**GOAL OF THE EXERCISE**
Transcribe the material exactly. Images do not belong in the copy.
-------- DATA SEGMENT
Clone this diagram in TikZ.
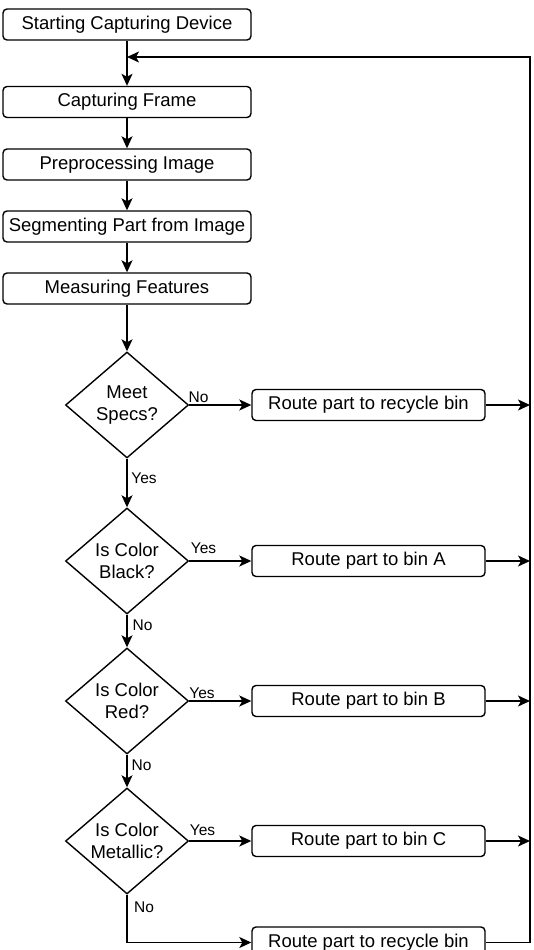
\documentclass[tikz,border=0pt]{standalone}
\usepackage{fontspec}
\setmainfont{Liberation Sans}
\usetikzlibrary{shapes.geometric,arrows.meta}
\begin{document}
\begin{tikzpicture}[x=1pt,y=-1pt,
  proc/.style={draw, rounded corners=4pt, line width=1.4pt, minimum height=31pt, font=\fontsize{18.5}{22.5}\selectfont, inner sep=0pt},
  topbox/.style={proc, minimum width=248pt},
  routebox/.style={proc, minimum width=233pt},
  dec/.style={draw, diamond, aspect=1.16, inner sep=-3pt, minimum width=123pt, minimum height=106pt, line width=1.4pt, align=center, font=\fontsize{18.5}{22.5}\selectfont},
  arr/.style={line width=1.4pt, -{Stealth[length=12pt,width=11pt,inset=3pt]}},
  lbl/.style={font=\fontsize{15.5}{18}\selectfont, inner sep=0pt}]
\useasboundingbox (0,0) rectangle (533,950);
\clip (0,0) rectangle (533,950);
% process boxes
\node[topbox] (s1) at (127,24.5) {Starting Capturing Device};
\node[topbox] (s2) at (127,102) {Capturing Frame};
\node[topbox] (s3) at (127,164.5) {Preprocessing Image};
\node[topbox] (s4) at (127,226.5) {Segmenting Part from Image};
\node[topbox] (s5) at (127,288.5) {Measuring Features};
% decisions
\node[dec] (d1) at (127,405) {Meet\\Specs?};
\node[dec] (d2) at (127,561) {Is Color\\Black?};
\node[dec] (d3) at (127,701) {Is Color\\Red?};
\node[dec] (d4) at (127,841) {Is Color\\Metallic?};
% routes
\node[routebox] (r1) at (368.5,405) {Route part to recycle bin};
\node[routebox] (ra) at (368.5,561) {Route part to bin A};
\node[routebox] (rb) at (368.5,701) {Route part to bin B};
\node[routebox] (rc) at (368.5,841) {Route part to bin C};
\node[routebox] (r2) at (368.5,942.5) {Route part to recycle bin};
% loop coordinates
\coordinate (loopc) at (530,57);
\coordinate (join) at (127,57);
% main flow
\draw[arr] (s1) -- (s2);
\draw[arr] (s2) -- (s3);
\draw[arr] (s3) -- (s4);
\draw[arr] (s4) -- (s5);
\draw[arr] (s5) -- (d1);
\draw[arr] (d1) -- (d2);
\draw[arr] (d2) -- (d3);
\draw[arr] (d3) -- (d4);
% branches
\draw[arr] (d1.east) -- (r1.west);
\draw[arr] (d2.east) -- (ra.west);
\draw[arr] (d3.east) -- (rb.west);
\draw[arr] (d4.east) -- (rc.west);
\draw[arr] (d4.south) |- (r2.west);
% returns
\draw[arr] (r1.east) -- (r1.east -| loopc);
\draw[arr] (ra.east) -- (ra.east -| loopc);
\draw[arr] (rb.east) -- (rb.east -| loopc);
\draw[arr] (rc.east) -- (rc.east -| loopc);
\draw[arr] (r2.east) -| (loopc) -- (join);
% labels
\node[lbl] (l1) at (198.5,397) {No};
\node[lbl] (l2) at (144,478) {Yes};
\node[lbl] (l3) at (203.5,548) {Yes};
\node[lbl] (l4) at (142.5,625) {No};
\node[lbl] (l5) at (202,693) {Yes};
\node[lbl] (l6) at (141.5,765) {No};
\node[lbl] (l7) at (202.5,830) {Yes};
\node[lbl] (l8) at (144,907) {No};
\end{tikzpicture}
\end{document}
----------------
**RESPONSE BELOW**
Clone this diagram in TikZ.
\documentclass[tikz,border=0pt]{standalone}
\usepackage{fontspec}
\setmainfont{Liberation Sans}
\usetikzlibrary{shapes.geometric,arrows.meta}
\begin{document}
\begin{tikzpicture}[x=1pt,y=-1pt,
  proc/.style={draw, rounded corners=4pt, line width=1.4pt, minimum height=31pt, font=\fontsize{18.5}{22.5}\selectfont, inner sep=0pt},
  topbox/.style={proc, minimum width=248pt},
  routebox/.style={proc, minimum width=233pt},
  dec/.style={draw, diamond, aspect=1.16, inner sep=-3pt, minimum width=123pt, minimum height=106pt, line width=1.4pt, align=center, font=\fontsize{18.5}{22.5}\selectfont},
  arr/.style={line width=1.4pt, -{Stealth[length=12pt,width=11pt,inset=3pt]}},
  lbl/.style={font=\fontsize{15.5}{18}\selectfont, inner sep=0pt}]
\useasboundingbox (0,0) rectangle (533,950);
\clip (0,0) rectangle (533,950);
% process boxes
\node[topbox] (s1) at (127,24.5) {Starting Capturing Device};
\node[topbox] (s2) at (127,102) {Capturing Frame};
\node[topbox] (s3) at (127,164.5) {Preprocessing Image};
\node[topbox] (s4) at (127,226.5) {Segmenting Part from Image};
\node[topbox] (s5) at (127,288.5) {Measuring Features};
% decisions
\node[dec] (d1) at (127,405) {Meet\\Specs?};
\node[dec] (d2) at (127,561) {Is Color\\Black?};
\node[dec] (d3) at (127,701) {Is Color\\Red?};
\node[dec] (d4) at (127,841) {Is Color\\Metallic?};
% routes
\node[routebox] (r1) at (368.5,405) {Route part to recycle bin};
\node[routebox] (ra) at (368.5,561) {Route part to bin A};
\node[routebox] (rb) at (368.5,701) {Route part to bin B};
\node[routebox] (rc) at (368.5,841) {Route part to bin C};
\node[routebox] (r2) at (368.5,942.5) {Route part to recycle bin};
% loop coordinates
\coordinate (loopc) at (530,57);
\coordinate (join) at (127,57);
% main flow
\draw[arr] (s1) -- (s2);
\draw[arr] (s2) -- (s3);
\draw[arr] (s3) -- (s4);
\draw[arr] (s4) -- (s5);
\draw[arr] (s5) -- (d1);
\draw[arr] (d1) -- (d2);
\draw[arr] (d2) -- (d3);
\draw[arr] (d3) -- (d4);
% branches
\draw[arr] (d1.east) -- (r1.west);
\draw[arr] (d2.east) -- (ra.west);
\draw[arr] (d3.east) -- (rb.west);
\draw[arr] (d4.east) -- (rc.west);
\draw[arr] (d4.south) |- (r2.west);
% returns
\draw[arr] (r1.east) -- (r1.east -| loopc);
\draw[arr] (ra.east) -- (ra.east -| loopc);
\draw[arr] (rb.east) -- (rb.east -| loopc);
\draw[arr] (rc.east) -- (rc.east -| loopc);
\draw[arr] (r2.east) -| (loopc) -- (join);
% labels
\node[lbl] (l1) at (198.5,397) {No};
\node[lbl] (l2) at (144,478) {Yes};
\node[lbl] (l3) at (203.5,548) {Yes};
\node[lbl] (l4) at (142.5,625) {No};
\node[lbl] (l5) at (202,693) {Yes};
\node[lbl] (l6) at (141.5,765) {No};
\node[lbl] (l7) at (202.5,830) {Yes};
\node[lbl] (l8) at (144,907) {No};
\end{tikzpicture}
\end{document}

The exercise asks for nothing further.